═════ MATERIAL
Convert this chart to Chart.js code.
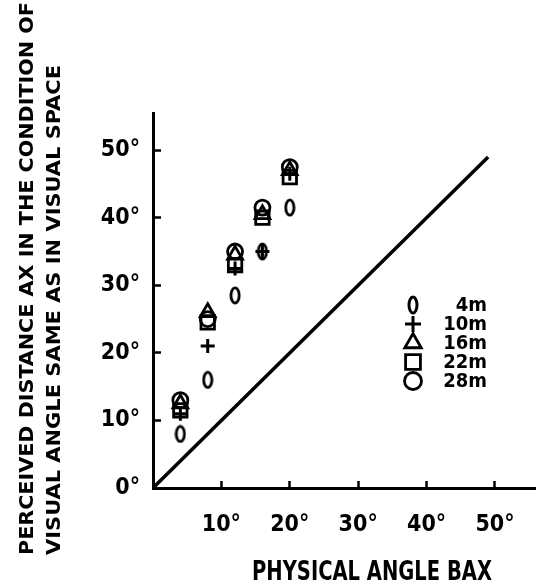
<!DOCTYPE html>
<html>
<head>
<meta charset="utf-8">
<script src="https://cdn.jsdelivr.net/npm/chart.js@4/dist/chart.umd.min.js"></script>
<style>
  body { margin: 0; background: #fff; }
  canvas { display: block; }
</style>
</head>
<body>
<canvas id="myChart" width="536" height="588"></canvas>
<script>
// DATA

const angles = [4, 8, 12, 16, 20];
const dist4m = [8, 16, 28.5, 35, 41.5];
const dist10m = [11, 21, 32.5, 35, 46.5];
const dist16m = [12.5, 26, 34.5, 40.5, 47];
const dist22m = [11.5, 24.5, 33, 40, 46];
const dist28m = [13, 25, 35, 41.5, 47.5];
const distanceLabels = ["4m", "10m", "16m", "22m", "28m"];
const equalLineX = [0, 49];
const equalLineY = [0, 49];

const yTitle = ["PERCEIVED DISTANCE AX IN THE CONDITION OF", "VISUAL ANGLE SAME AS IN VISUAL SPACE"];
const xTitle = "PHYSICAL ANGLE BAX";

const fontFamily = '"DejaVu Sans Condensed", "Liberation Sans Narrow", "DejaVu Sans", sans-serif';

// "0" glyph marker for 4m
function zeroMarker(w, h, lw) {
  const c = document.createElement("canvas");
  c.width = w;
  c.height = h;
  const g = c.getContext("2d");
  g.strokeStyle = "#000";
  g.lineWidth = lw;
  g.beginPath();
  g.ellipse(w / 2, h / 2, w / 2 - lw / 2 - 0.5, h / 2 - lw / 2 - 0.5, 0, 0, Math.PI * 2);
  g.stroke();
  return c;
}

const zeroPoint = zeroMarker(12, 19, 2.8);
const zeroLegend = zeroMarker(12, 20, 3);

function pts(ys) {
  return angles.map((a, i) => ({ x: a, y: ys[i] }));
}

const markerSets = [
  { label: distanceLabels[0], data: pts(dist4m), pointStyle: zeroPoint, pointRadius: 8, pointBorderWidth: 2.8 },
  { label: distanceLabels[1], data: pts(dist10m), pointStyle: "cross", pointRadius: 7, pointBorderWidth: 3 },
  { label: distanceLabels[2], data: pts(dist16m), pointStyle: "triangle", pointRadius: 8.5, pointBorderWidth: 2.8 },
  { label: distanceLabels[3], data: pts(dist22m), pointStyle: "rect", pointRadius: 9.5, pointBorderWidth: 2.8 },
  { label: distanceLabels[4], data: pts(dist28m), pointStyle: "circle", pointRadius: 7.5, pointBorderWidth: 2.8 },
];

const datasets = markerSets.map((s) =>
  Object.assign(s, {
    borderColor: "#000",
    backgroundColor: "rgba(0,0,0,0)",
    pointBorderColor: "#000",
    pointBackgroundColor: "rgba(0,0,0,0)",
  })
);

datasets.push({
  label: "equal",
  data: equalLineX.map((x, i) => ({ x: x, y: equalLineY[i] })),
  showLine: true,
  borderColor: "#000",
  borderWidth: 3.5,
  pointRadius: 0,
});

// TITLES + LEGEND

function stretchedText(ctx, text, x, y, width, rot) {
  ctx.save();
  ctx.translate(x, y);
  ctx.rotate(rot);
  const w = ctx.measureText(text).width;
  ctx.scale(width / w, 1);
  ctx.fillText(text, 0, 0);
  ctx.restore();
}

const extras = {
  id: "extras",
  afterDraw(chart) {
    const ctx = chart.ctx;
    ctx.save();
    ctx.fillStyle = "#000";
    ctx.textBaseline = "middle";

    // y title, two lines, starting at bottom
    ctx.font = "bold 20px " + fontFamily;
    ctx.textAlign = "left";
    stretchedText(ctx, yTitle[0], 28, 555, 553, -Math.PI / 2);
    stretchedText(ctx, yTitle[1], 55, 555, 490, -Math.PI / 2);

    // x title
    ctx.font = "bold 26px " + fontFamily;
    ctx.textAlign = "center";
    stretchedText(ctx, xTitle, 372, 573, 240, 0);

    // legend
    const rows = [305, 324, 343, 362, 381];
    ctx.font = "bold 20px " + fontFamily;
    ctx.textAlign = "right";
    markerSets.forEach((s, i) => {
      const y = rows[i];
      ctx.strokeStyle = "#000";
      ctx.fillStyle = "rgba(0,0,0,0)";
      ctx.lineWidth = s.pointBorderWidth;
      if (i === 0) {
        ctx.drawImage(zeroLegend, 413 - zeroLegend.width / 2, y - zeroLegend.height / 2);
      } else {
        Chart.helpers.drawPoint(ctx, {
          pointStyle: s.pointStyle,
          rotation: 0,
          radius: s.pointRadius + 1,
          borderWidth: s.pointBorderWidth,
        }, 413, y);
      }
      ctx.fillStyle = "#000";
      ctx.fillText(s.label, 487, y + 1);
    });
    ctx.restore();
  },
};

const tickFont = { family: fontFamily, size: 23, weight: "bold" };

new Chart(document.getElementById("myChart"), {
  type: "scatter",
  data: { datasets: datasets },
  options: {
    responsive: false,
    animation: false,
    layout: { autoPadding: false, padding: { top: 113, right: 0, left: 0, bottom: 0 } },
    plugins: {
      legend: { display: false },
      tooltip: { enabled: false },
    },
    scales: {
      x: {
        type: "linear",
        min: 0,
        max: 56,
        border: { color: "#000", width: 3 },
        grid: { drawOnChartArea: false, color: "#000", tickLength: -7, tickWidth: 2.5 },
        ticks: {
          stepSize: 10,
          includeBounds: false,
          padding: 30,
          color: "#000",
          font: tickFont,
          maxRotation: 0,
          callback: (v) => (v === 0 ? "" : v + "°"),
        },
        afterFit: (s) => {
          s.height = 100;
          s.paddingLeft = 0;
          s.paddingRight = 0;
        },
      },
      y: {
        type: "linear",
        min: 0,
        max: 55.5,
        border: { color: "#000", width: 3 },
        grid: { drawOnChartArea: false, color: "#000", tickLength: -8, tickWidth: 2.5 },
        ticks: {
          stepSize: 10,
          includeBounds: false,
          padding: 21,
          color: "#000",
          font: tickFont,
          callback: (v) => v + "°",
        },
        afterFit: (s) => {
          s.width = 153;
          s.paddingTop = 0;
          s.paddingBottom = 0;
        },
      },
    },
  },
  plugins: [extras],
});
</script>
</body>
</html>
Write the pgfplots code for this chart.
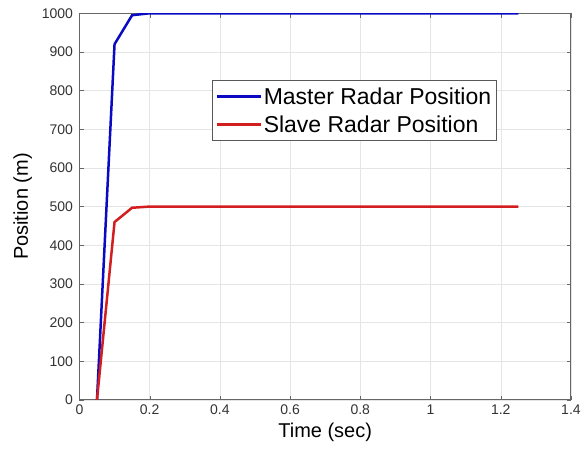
══════════
■ **DIRECTIONS**
Isolate the lines above that contain the word "this" and copy them.

■ **TASK RESULT**
Convert this chart to Chart.js code.
Write the pgfplots code for this chart.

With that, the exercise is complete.